The Mandate trade union is advising its members to reject the deal. However, its deputy general secretary, Mr John Douglas, said he found it strange that the vice-president of Congress was suggesting his union need not be bound by a majority decision of ICTU. "It is a dangerous precedent, and if other people followed his example the whole glue of social partnership and the cohesion of the trade union movement would fall apart," Mr Douglas said.

"We have an executive meeting of our own union immediately after the ICTU special delegate conference. We are going to come under extreme pressure if Congress accepts the new agreement.
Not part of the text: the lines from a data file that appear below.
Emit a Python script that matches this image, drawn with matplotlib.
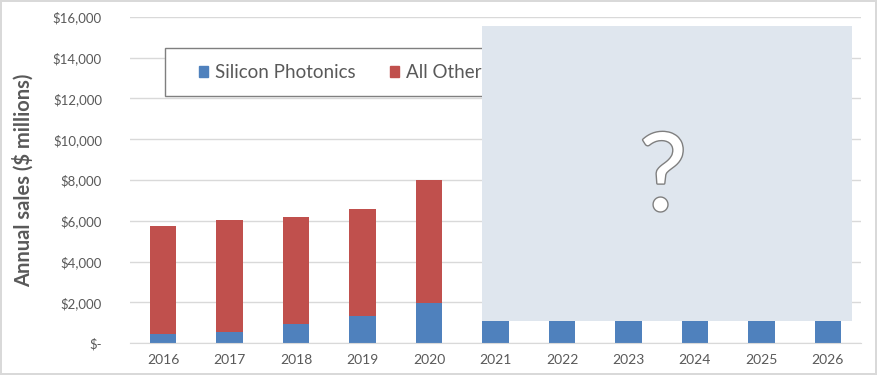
import numpy as np
import matplotlib
matplotlib.use("Agg")
import matplotlib.pyplot as plt
from matplotlib.patches import Rectangle, Patch
from matplotlib.ticker import FuncFormatter
import matplotlib.patheffects as pe

plt.rcParams['font.family'] = ['Lato', 'DejaVu Sans']

# Ventas anuales (millones de dolares)
anios = ['2016', '2017', '2018', '2019', '2020', '2021',
         '2022', '2023', '2024', '2025', '2026']
silicon = [430, 550, 950, 1350, 1950, 2600, 3300, 4100, 5000, 6000, 7100]
otros = [5320, 5500, 5250, 5250, 6050, 5600, 5300, 5000, 4700, 4400, 4100]

azul = '#4f81bd'
rojo = '#c0504d'
gris = '#595959'

fig = plt.figure(figsize=(8.77, 3.75), dpi=100)
fig.patch.set_edgecolor('#d9d9d9')
fig.patch.set_linewidth(1.5)
ax = fig.add_axes([0.148, 0.0853, 0.834, 0.8694])

x = np.arange(len(anios))
ax.bar(x, silicon, width=0.4, color=azul, zorder=3)
ax.bar(x, otros, width=0.4, bottom=silicon, color=rojo, zorder=3)

ax.set_xlim(-0.5, len(anios) - 0.5)
ax.set_ylim(0, 16000)
ax.set_yticks(np.arange(0, 16001, 2000))
ax.yaxis.set_major_formatter(FuncFormatter(
    lambda v, p: '$-' if v == 0 else '${:,.0f}'.format(v)))
ax.set_xticks(x)
ax.set_xticklabels(anios)
ax.tick_params(axis='x', length=0, labelsize=10, colors=gris, pad=8)
ax.tick_params(axis='y', length=0, labelsize=9.5, colors=gris, pad=20)
ax.grid(axis='y', color='#d9d9d9', linewidth=1, zorder=0)
for lado in ['top', 'right', 'left']:
    ax.spines[lado].set_visible(False)
ax.spines['bottom'].set_color('#d9d9d9')
ax.spines['bottom'].set_zorder(4)

ax.set_ylabel('Annual sales ($ millions)', fontsize=14.5, fontweight='bold',
              color=gris, labelpad=14)

# Marco de la leyenda
trans = ax.transAxes
ax.add_patch(Rectangle((0.048, 0.758), 0.6, 0.147, transform=trans,
                       facecolor='white', edgecolor='#7f7f7f', linewidth=1,
                       zorder=5))
manejadores = [Patch(color=azul, label='Silicon Photonics'),
               Patch(color=rojo, label='All Other')]
leyenda = ax.legend(handles=manejadores, ncol=2, frameon=False,
                    loc='center left', bbox_to_anchor=(0.0944, 0.829),
                    fontsize=13.5, handlelength=0.5, handleheight=0.5,
                    handletextpad=0.37, columnspacing=1.8, labelcolor=gris,
                    borderaxespad=0, borderpad=0)
leyenda.set_zorder(6)

# Zona de pronostico tapada
ax.add_patch(Rectangle((4.79, 1080), 5.57, 14480, facecolor='#dfe6ee',
                       edgecolor='none', zorder=10))
ax.text(7.52, 8000, '?', fontsize=78, color='white', ha='center', va='center',
        zorder=11, path_effects=[pe.withStroke(linewidth=2,
                                               foreground='#7f7f7f')])

fig.savefig('out.png', dpi=100)
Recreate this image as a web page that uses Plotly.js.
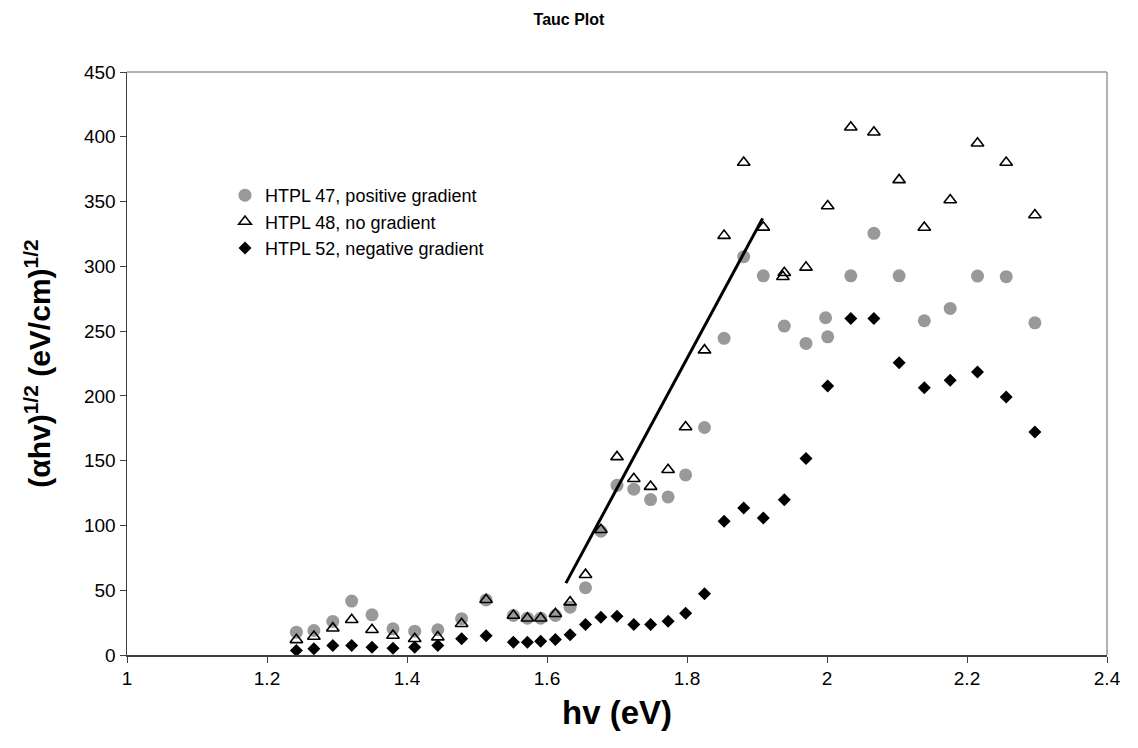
<!DOCTYPE html>
<html><head><meta charset="utf-8">
<script src="https://cdn.plot.ly/plotly-3.0.1.min.js"></script>
<style>body{margin:0;background:#fff}#chart{width:1138px;height:748px}</style>
</head><body><div id="chart"></div>
<script>
const seriesNames = ["HTPL 47, positive gradient", "HTPL 48, no gradient", "HTPL 52, negative gradient"];

const x47 = [1.242,1.267,1.294,1.321,1.350,1.380,1.411,1.444,1.478,1.513,1.552,1.572,1.591,1.612,1.633,1.655,1.677,1.700,1.724,1.748,1.773,1.798,1.825,1.853,1.881,1.909,1.939,1.970,1.998,2.001,2.034,2.067,2.103,2.139,2.176,2.215,2.256,2.297];
const y47 = [17.6,18.9,25.9,41.6,31.0,20.2,18.4,19.5,28.0,42.5,30.5,28.4,28.4,30.5,36.9,51.9,95.5,131,128,120,122,139,175.6,244.4,307.4,292.7,253.9,240.5,260.3,245.6,292.7,325.5,292.7,258,267.5,292.5,292,256.4];

const x48 = [1.242,1.267,1.294,1.321,1.350,1.380,1.411,1.444,1.478,1.513,1.552,1.572,1.591,1.612,1.633,1.655,1.677,1.700,1.724,1.748,1.773,1.798,1.825,1.853,1.881,1.909,1.937,1.939,1.970,2.001,2.034,2.067,2.103,2.139,2.176,2.215,2.256,2.297];
const y48 = [11.7,14.3,20.7,27.2,19.5,15.1,12.5,13.8,24.1,42.6,30.5,28.4,28.4,31.8,40.8,62.0,96.7,152.9,136,130,143,176,235.3,323.7,380.1,330.1,292,295,299.2,346.6,407.4,403.5,366.7,330,351.2,395,380.1,339.6];

const x52 = [1.242,1.267,1.294,1.321,1.350,1.380,1.411,1.444,1.478,1.513,1.552,1.572,1.591,1.612,1.633,1.655,1.677,1.700,1.724,1.748,1.773,1.798,1.825,1.853,1.881,1.909,1.939,1.970,2.001,2.034,2.067,2.103,2.139,2.176,2.215,2.256,2.297];
const y52 = [3.5,4.8,7.3,7.3,6.0,5.3,6.0,7.3,12.5,14.8,9.9,9.9,10.7,12.0,15.6,23.6,29.2,30.0,23.6,23.6,26.1,32.3,47.3,103.2,113.5,105.7,119.9,151.6,207.7,259.8,259.8,225.5,206.2,212.1,218.5,199.2,172.2];

const fitX = [1.627, 1.908];
const fitY = [55.5, 337];

const xTickVals = [1, 1.2, 1.4, 1.6, 1.8, 2, 2.2, 2.4];
const yTickVals = [0, 50, 100, 150, 200, 250, 300, 350, 400, 450];

const FONT = "Arial, 'Liberation Sans', Helvetica, sans-serif";

const traces = [
  {x: x47, y: y47, name: seriesNames[0], type: 'scatter', mode: 'markers',
   marker: {symbol: 'circle', size: 13, color: '#999999'}},
  {x: x48, y: y48, name: seriesNames[1], type: 'scatter', mode: 'markers',
   marker: {symbol: 'triangle-up-open', size: 11, color: '#000000', line: {width: 1.6, color: '#000000'}}},
  {x: x52, y: y52, name: seriesNames[2], type: 'scatter', mode: 'markers',
   marker: {symbol: 'diamond', size: 10, color: '#000000'}},
  {x: fitX, y: fitY, type: 'scatter', mode: 'lines', showlegend: false, hoverinfo: 'skip',
   line: {color: '#000000', width: 3}}
];

const layout = {
  width: 1138, height: 748,
  margin: {l: 127, r: 31, t: 72, b: 93},
  paper_bgcolor: '#ffffff', plot_bgcolor: '#ffffff',
  font: {family: FONT, color: '#000000'},
  title: {text: '<b>Tauc Plot</b>', font: {family: FONT, size: 16, color: '#000000'},
          x: 0.5, xref: 'container', xanchor: 'center', y: 1 - 19/748, yref: 'container', yanchor: 'middle'},
  xaxis: {
    range: [1, 2.4], tickvals: xTickVals, ticktext: xTickVals.map(String),
    showgrid: false, zeroline: false, showline: true, linecolor: '#404040', linewidth: 1.5,
    ticks: 'outside', ticklen: 6, tickcolor: '#404040', tickwidth: 1,
    tickfont: {family: FONT, size: 19, color: '#000000'},
    title: {text: '<b>hv (eV)</b>', font: {family: FONT, size: 33, color: '#000000'}, standoff: 12}
  },
  yaxis: {
    range: [0, 450], tickvals: yTickVals,
    showgrid: false, zeroline: false, showline: true, linecolor: '#404040', linewidth: 1.5,
    ticks: 'outside', ticklen: 6, tickcolor: '#404040', tickwidth: 1,
    tickfont: {family: FONT, size: 19, color: '#000000'},
    title: {text: '<b>(αhv)<sup>1/2</sup> (eV/cm)<sup>1/2</sup></b>', font: {family: FONT, size: 30, color: '#000000'}, standoff: 24}
  },
  shapes: [
    {type: 'line', xref: 'paper', yref: 'paper', x0: 0, x1: 1, y0: 1, y1: 1, line: {color: '#999999', width: 1.5}},
    {type: 'line', xref: 'paper', yref: 'paper', x0: 1, x1: 1, y0: 0, y1: 1, line: {color: '#999999', width: 1.5}}
  ],
  legend: {x: 0.10, y: 0.82, xanchor: 'left', yanchor: 'top', bgcolor: 'rgba(0,0,0,0)',
           font: {family: FONT, size: 18, color: '#000000'}, itemwidth: 30, tracegroupgap: 0},
  showlegend: true
};

Plotly.newPlot('chart', traces, layout, {displayModeBar: false, staticPlot: true});
</script>
</body></html>
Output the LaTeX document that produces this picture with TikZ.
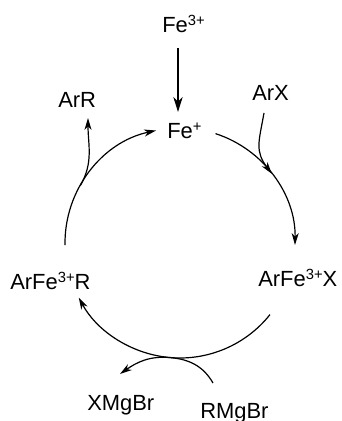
\documentclass[tikz,border=0pt]{standalone}
\usepackage{fontspec}
\setsansfont{Liberation Sans}
\usetikzlibrary{positioning, arrows.meta, calc}
\definecolor{clrline}{HTML}{000000}
\definecolor{clrtext}{HTML}{000000}
\newcommand{\chg}[1]{\raisebox{0.33em}{\fontsize{10.5}{12}\selectfont #1}}

\begin{document}
\begin{tikzpicture}[
    >={Stealth[length=8.5pt, width=5pt, inset=2.5pt]},
    every node/.style={font=\sffamily\fontsize{15.6}{18}\selectfont, text=clrtext, inner sep=0pt},
    species/.style={anchor=base west},
    arrow/.style={->, color=clrline, line width=0.85pt},
    feedarrow/.style={-{Stealth[length=10.5pt, width=6.5pt, inset=3pt]}, color=clrline, line width=1.4pt},
]
\useasboundingbox (0,0) rectangle (8.55,10.525);
\def\rad{2.875}
\coordinate (c) at (4.5,4.45);
% species
\node[species] (n_1) at (4.05,9.7) {Fe\chg{3+}};
\node[species] (n_2) at (4.175,7.05) {Fe\chg{+}};
\node[species] (n_3) at (6.3,8.025) {ArX};
\node[species] (n_4) at (6.45,3.35) {ArFe\chg{3+}X};
\node[species] (n_5) at (5.0,0.075) {RMgBr};
\node[species] (n_6) at (2.175,0.275) {XMgBr};
\node[species] (n_7) at (0.25,3.275) {ArFe\chg{3+}R};
\node[species] (n_8) at (1.45,7.825) {ArR};
% catalytic cycle
\coordinate (a_1) at ($(c)+(181:\rad)$);
\coordinate (a_2) at ($(c)+(72:\rad)$);
\coordinate (a_3) at ($(c)+(-38.5:\rad)$);
\draw[arrow] (a_1) arc[start angle=181, end angle=102, radius=\rad];
\draw[arrow] (a_2) arc[start angle=72, end angle=-1, radius=\rad];
\draw[arrow] (a_3) arc[start angle=-38.5, end angle=-151.7, radius=\rad];
\coordinate (f_1) at (4.45,9.325);
\coordinate (f_2) at (4.45,7.725);
\draw[feedarrow] (f_1) -- (f_2);
% side branches
\coordinate (b_1) at ($(c)+(150:\rad)$);
\coordinate (b_2) at ($(c)+(37:\rad)$);
\coordinate (b_3) at ($(c)+(-95:\rad)$);
\coordinate (t_1) at (2.2,7.575);
\coordinate (t_2) at (6.6,7.7);
\coordinate (t_3) at (3.0,1.175);
\coordinate (t_4) at (5.325,0.95);
\draw[arrow] (b_1) to[out=60, in=-90] (t_1);
\draw[arrow] (t_2) to[out=-100, in=127, looseness=1.2] (b_2);
\draw[arrow] (t_4) to[out=120, in=-5] (b_3) to[out=175, in=35] (t_3);
\end{tikzpicture}
\end{document}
When the vice-president of ICTU says `I'm going to do whatever I want', our executive will ask us why we can't do the same."

However, another opponent of the PPF, the ATGWU's Irish secretary, Mr Mick O'Reilly, said Mr O'Toole was "trail-blazing for all unions".

"I have been urging freedom for unions to make claims regardless of the outcome of the conference, and Joe is saying we can all do that. Coming from a vice-president of Congress that is good news," Mr O'Reilly said.

He said he would be at today's executive meeting to lend his support to Mr O'Toole's position. The issue is not on today's agenda but it will be surprising if it is not discussed.

Yesterday most trade-union leaders were reluctant to comment on Mr O'Toole's public position. They accept that the unexpectedly strong opposition to the PPF within the Irish National Teachers' Organisation has forced him to put forward industrial action as the only logical alternative to acceptance of the national agreement. As one of them put it: "If the INTO membership accepts the deal the issue remains academic."